The reality is that Congress passed the Federal Arbitration Act, and it’s not the court’s role to determine whether this law represents good or bad policy, or to tweak its meaning to avoid outcomes it doesn’t particularly like.
If enforcing individualized arbitration agreements has a chilling effect and is indeed bad public policy, the proper way of neutralizing that effect is the same here as for all poorly constructed or ill-conceived statutes that were nonetheless within Congress’ constitutional authority to enact—through the legislative process, not judicial fiat.
It isn’t egregious for judges to use standard and predictable frameworks for interpreting statutes. It is, rather, egregious for judges to take upon themselves the policymaking authority constitutionally granted to Congress, picking and choosing which parts of which statutes Congress ought to override.
The hysteria, not the Supreme Court, hurts #MeToo.
The #MeToo campaign has been criticized for a number of things, sometimes rightly and sometimes erroneously. One of the main legitimate criticisms is that it encourages a certain sense of hysteria and overreaction to innocuous events, and that at times some of its proponents lack the ability to have rational, objective discussions about the nuances of law and public policy.
This complete mischaracterization of a Supreme Court holding and its effect on women, as well as the blame shifting away from Congress as the source of any problem that may exist because of the Federal Arbitration Act, does more to damage the #MeToo movement than the judicial restraint exhibited by the justices of the majority.

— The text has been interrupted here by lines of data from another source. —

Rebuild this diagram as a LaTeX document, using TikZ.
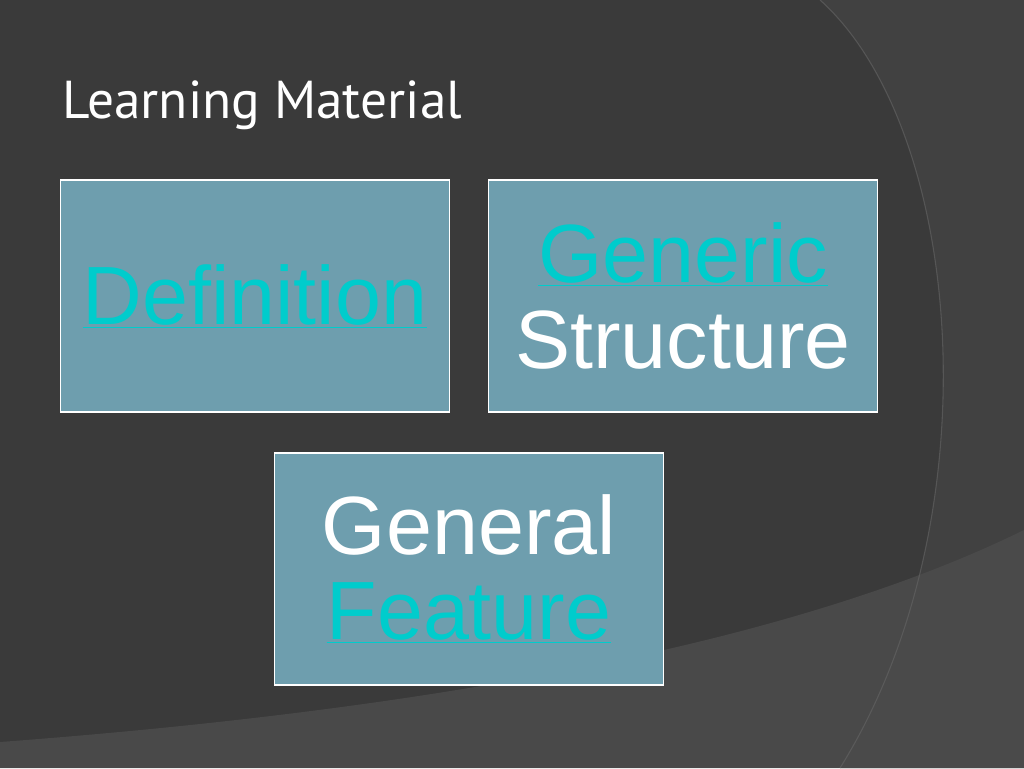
\documentclass[tikz,border=0pt]{standalone}
\usepackage{fontspec}
\setmainfont{Liberation Sans}
\newfontfamily\titlefont{PT Sans}
\definecolor{bg}{HTML}{3A3A3A}
\definecolor{bgr}{HTML}{414141}
\definecolor{bgb}{HTML}{4C4C4C}
\definecolor{boxc}{HTML}{6E9EAE}
\definecolor{linkc}{HTML}{00CCCC}
\begin{document}
\begin{tikzpicture}[x=0.75pt,y=-0.75pt,
  card/.style={draw=white,line width=1.2pt,fill=boxc,minimum width=389*0.75pt,minimum height=232*0.75pt,inner sep=0pt,align=center,text=white,font=\fontsize{62}{68}\selectfont},
  lnk/.style={text=linkc}]
\fill[bg] (0,0) rectangle (1024,768);
\useasboundingbox (0,0) rectangle (1024,768);
\fill[bgr] (820,0) .. controls (965,130) and (995,520) .. (840,768) -- (1024,768) -- (1024,0) -- cycle;
\fill[bgb,opacity=0.85] (0,742) .. controls (400,712) and (780,650) .. (1024,530) -- (1024,768) -- (0,768) -- cycle;
\draw[black!60,line width=0.8pt,opacity=0.6] (820,0) .. controls (965,130) and (995,520) .. (840,768);
\node[anchor=base west,text=white,font=\titlefont\fontsize{40}{44}\selectfont] (title) at (58,118) {Learning Material};
\node[card] (def) at (255,296) {\textcolor{linkc}{\underline{Definition}}};
\node[card] (gen) at (683,296) {\textcolor{linkc}{\underline{Generic}}\\[-4pt]Structure};
\node[card] (feat) at (469,569) {General\\[-4pt]\textcolor{linkc}{\underline{Feature}}};
\end{tikzpicture}
\end{document}
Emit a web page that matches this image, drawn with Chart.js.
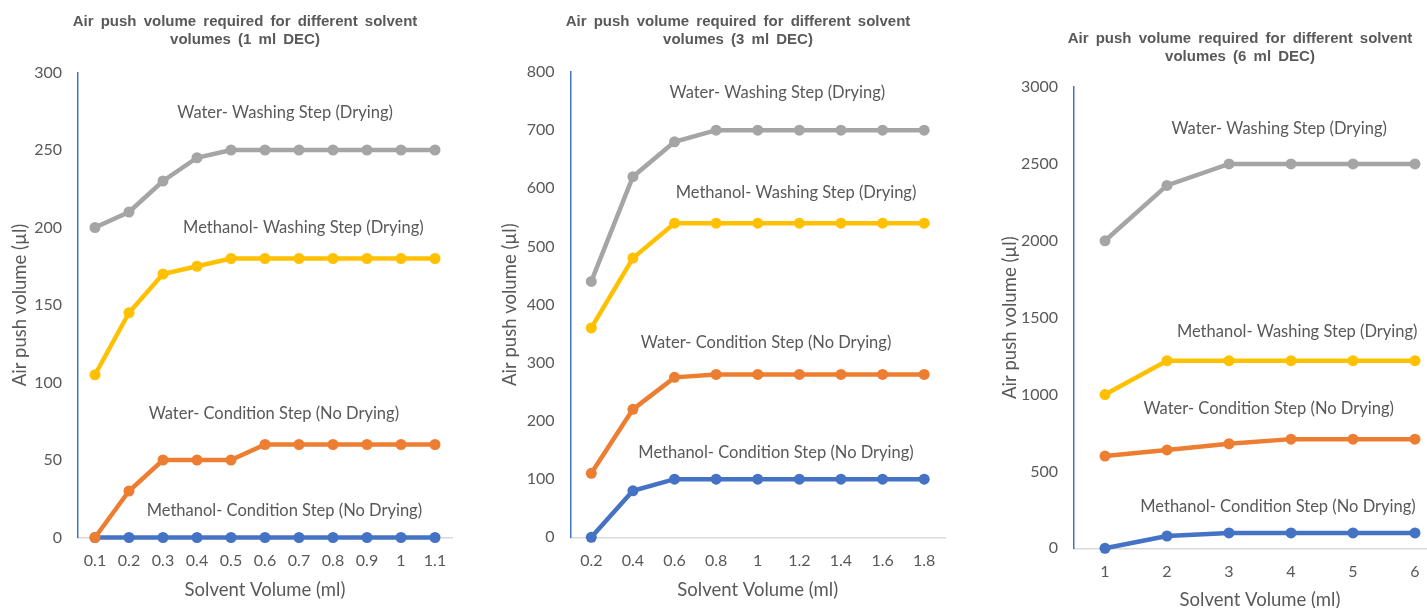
<!DOCTYPE html>
<html>
<head>
<meta charset="utf-8">
<script src="https://cdn.jsdelivr.net/npm/chart.js@4.4.1/dist/chart.umd.min.js"></script>
<style>
  html, body { margin: 0; padding: 0; background: #fff; width: 1427px; height: 608px; overflow: hidden; position: relative; }
  canvas { position: absolute; top: 0; }
</style>
</head>
<body>
<canvas id="c1" width="480" height="608" style="left:0px"></canvas>
<canvas id="c2" width="470" height="608" style="left:495px"></canvas>
<canvas id="c3" width="480" height="640" style="left:990px"></canvas>
<script>
// --- データ (1 ml DEC) ---
const solvent1 = ['0.1', '0.2', '0.3', '0.4', '0.5', '0.6', '0.7', '0.8', '0.9', '1', '1.1'];
const waterWash1 = [200, 210, 230, 245, 250, 250, 250, 250, 250, 250, 250];
const methWash1 = [105, 145, 170, 175, 180, 180, 180, 180, 180, 180, 180];
const waterCond1 = [0, 30, 50, 50, 50, 60, 60, 60, 60, 60, 60];
const methCond1 = [0, 0, 0, 0, 0, 0, 0, 0, 0, 0, 0];

// --- データ (3 ml DEC) ---
const solvent2 = ['0.2', '0.4', '0.6', '0.8', '1', '1.2', '1.4', '1.6', '1.8'];
const waterWash2 = [440, 620, 680, 700, 700, 700, 700, 700, 700];
const methWash2 = [360, 480, 540, 540, 540, 540, 540, 540, 540];
const waterCond2 = [110, 220, 275, 280, 280, 280, 280, 280, 280];
const methCond2 = [0, 80, 100, 100, 100, 100, 100, 100, 100];

// --- データ (6 ml DEC) ---
const solvent3 = ['1', '2', '3', '4', '5', '6'];
const waterWash3 = [2000, 2360, 2500, 2500, 2500, 2500];
const methWash3 = [1000, 1220, 1220, 1220, 1220, 1220];
const waterCond3 = [600, 640, 680, 710, 710, 710];
const methCond3 = [0, 80, 100, 100, 100, 100];

// 軸の範囲
const yMax1 = 300, yStep1 = 50;
const yMax2 = 800, yStep2 = 100;
const yMax3 = 3000, yStep3 = 500;

// 系列名ラベル [テキスト, カテゴリ位置, 値]
const notes1 = [
    ['Water- Washing Step (Drying)', 5.59, 274],
    ['Methanol- Washing Step (Drying)', 6.13, 200],
    ['Water- Condition Step (No Drying)', 5.26, 80],
    ['Methanol- Condition Step (No Drying)', 5.57, 17],
];
const notes2 = [
    ['Water- Washing Step (Drying)', 4.47, 764],
    ['Methanol- Washing Step (Drying)', 4.92, 592],
    ['Water- Condition Step (No Drying)', 4.2, 334],
    ['Methanol- Condition Step (No Drying)', 4.44, 146],
];
const notes3 = [
    ['Water- Washing Step (Drying)', 2.81, 2732],
    ['Methanol- Washing Step (Drying)', 3.1, 1409],
    ['Water- Condition Step (No Drying)', 2.64, 911],
    ['Methanol- Condition Step (No Drying)', 2.79, 271],
];

const COLORS = {
    gray: '#A5A5A5',
    yellow: '#FFC000',
    orange: '#ED7D31',
    blue: '#4472C4',
};
const TEXT = '#595959';

/**
 * タイトル・系列名の描画
 */
const panelText = {
    id: 'panelText',
    afterDatasetsDraw(chart, args, opts) {
        const { ctx, scales: { x, y } } = chart;
        ctx.save();
        ctx.fillStyle = TEXT;
        ctx.textAlign = 'center';
        ctx.textBaseline = 'middle';
        ctx.font = 'bold 15px "Liberation Sans", Arial, sans-serif';
        ctx.wordSpacing = '3px';
        opts.title.forEach((line, i) => ctx.fillText(line, opts.titleX, opts.titleY + i * 17.5));
        ctx.wordSpacing = '0px';
        ctx.font = '16.5px Lato, sans-serif';
        opts.notes.forEach(([text, xi, yv]) => {
            ctx.fillText(text, x.getPixelForValue(xi), y.getPixelForValue(yv));
        });
        ctx.restore();
    },
};

function series(label, data, color) {
    return {
        label,
        data,
        borderColor: color,
        backgroundColor: color,
        pointBackgroundColor: color,
        pointBorderWidth: 0,
        pointRadius: 5.5,
        borderWidth: 4.5,
        tension: 0,
        clip: false,
    };
}

/**
 * グラフ作成
 */
function makeChart(id, p) {
    const ctx = document.getElementById(id).getContext('2d');
    return new Chart(ctx, {
        type: 'line',
        data: {
            labels: p.labels,
            datasets: [
                series('Water- Washing Step (Drying)', p.waterWash, COLORS.gray),
                series('Methanol- Washing Step (Drying)', p.methWash, COLORS.yellow),
                series('Water- Condition Step (No Drying)', p.waterCond, COLORS.orange),
                series('Methanol- Condition Step (No Drying)', p.methCond, COLORS.blue),
            ],
        },
        options: {
            responsive: false,
            animation: false,
            layout: { padding: { top: p.top, right: p.right, left: 0, bottom: 0 } },
            plugins: {
                legend: { display: false },
                tooltip: { enabled: false },
                panelText: { title: p.title, titleX: p.titleX, titleY: p.titleY, notes: p.notes },
            },
            scales: {
                x: {
                    offset: true,
                    grid: { display: false, drawTicks: false },
                    border: { display: true, color: '#D9D9D9', width: 1.5 },
                    ticks: { color: TEXT, padding: 14, maxRotation: 0, font: { family: 'Lato', size: 16 } },
                    title: {
                        display: true,
                        text: 'Solvent Volume (ml)',
                        color: TEXT,
                        font: { family: 'Lato', size: 18.5 },
                        padding: { top: 0, bottom: p.xTitlePad },
                    },
                    afterFit: s => { s.height = p.xHeight; },
                },
                y: {
                    min: 0,
                    max: p.yMax,
                    grid: { display: false, drawTicks: false },
                    border: { display: true, color: COLORS.blue, width: 1.5 },
                    ticks: {
                        stepSize: p.yStep,
                        color: TEXT,
                        padding: 16,
                        font: { family: 'Lato', size: 16 },
                        callback: v => String(v),
                    },
                    title: {
                        display: true,
                        text: 'Air push volume (µl)',
                        color: TEXT,
                        font: { family: 'Lato', size: 18.5 },
                        padding: { top: p.yTitlePad, bottom: 0 },
                    },
                    afterFit: s => { s.width = p.yWidth; },
                },
            },
        },
        plugins: [panelText],
    });
}

document.addEventListener('DOMContentLoaded', () => {
    makeChart('c1', {
        labels: solvent1, waterWash: waterWash1, methWash: methWash1, waterCond: waterCond1, methCond: methCond1,
        yMax: yMax1, yStep: yStep1, notes: notes1,
        title: ['Air push volume required for different solvent', 'volumes (1 ml DEC)'],
        titleX: 245, titleY: 22,
        top: 72.5, right: 28, yWidth: 78, xHeight: 70.5, xTitlePad: 6.9, yTitlePad: 8.9,
    });
    makeChart('c2', {
        labels: solvent2, waterWash: waterWash2, methWash: methWash2, waterCond: waterCond2, methCond: methCond2,
        yMax: yMax2, yStep: yStep2, notes: notes2,
        title: ['Air push volume required for different solvent', 'volumes (3 ml DEC)'],
        titleX: 243, titleY: 22,
        top: 72, right: 20, yWidth: 75.5, xHeight: 70.7, xTitlePad: 6.9, yTitlePad: 3.9,
    });
    makeChart('c3', {
        labels: solvent3, waterWash: waterWash3, methWash: methWash3, waterCond: waterCond3, methCond: methCond3,
        yMax: yMax3, yStep: yStep3, notes: notes3,
        title: ['Air push volume required for different solvent', 'volumes (6 ml DEC)'],
        titleX: 250, titleY: 39,
        top: 87, right: 24, yWidth: 84, xHeight: 91.7, xTitlePad: 28.9, yTitlePad: 8.9,
    });
});
</script>
</body>
</html>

It isn’t in the best interests of anyone for courts to selectively rewrite statutes, ignore longstanding rules of statutory interpretation, or leave the nation guessing as to how they will construe laws on a given day.
Consistent interpretation of the law and judicial restraint from policymaking are not enemies of justice and democracy, but rather prerequisites for them. And this makes the Epic Systems holding something to celebrate.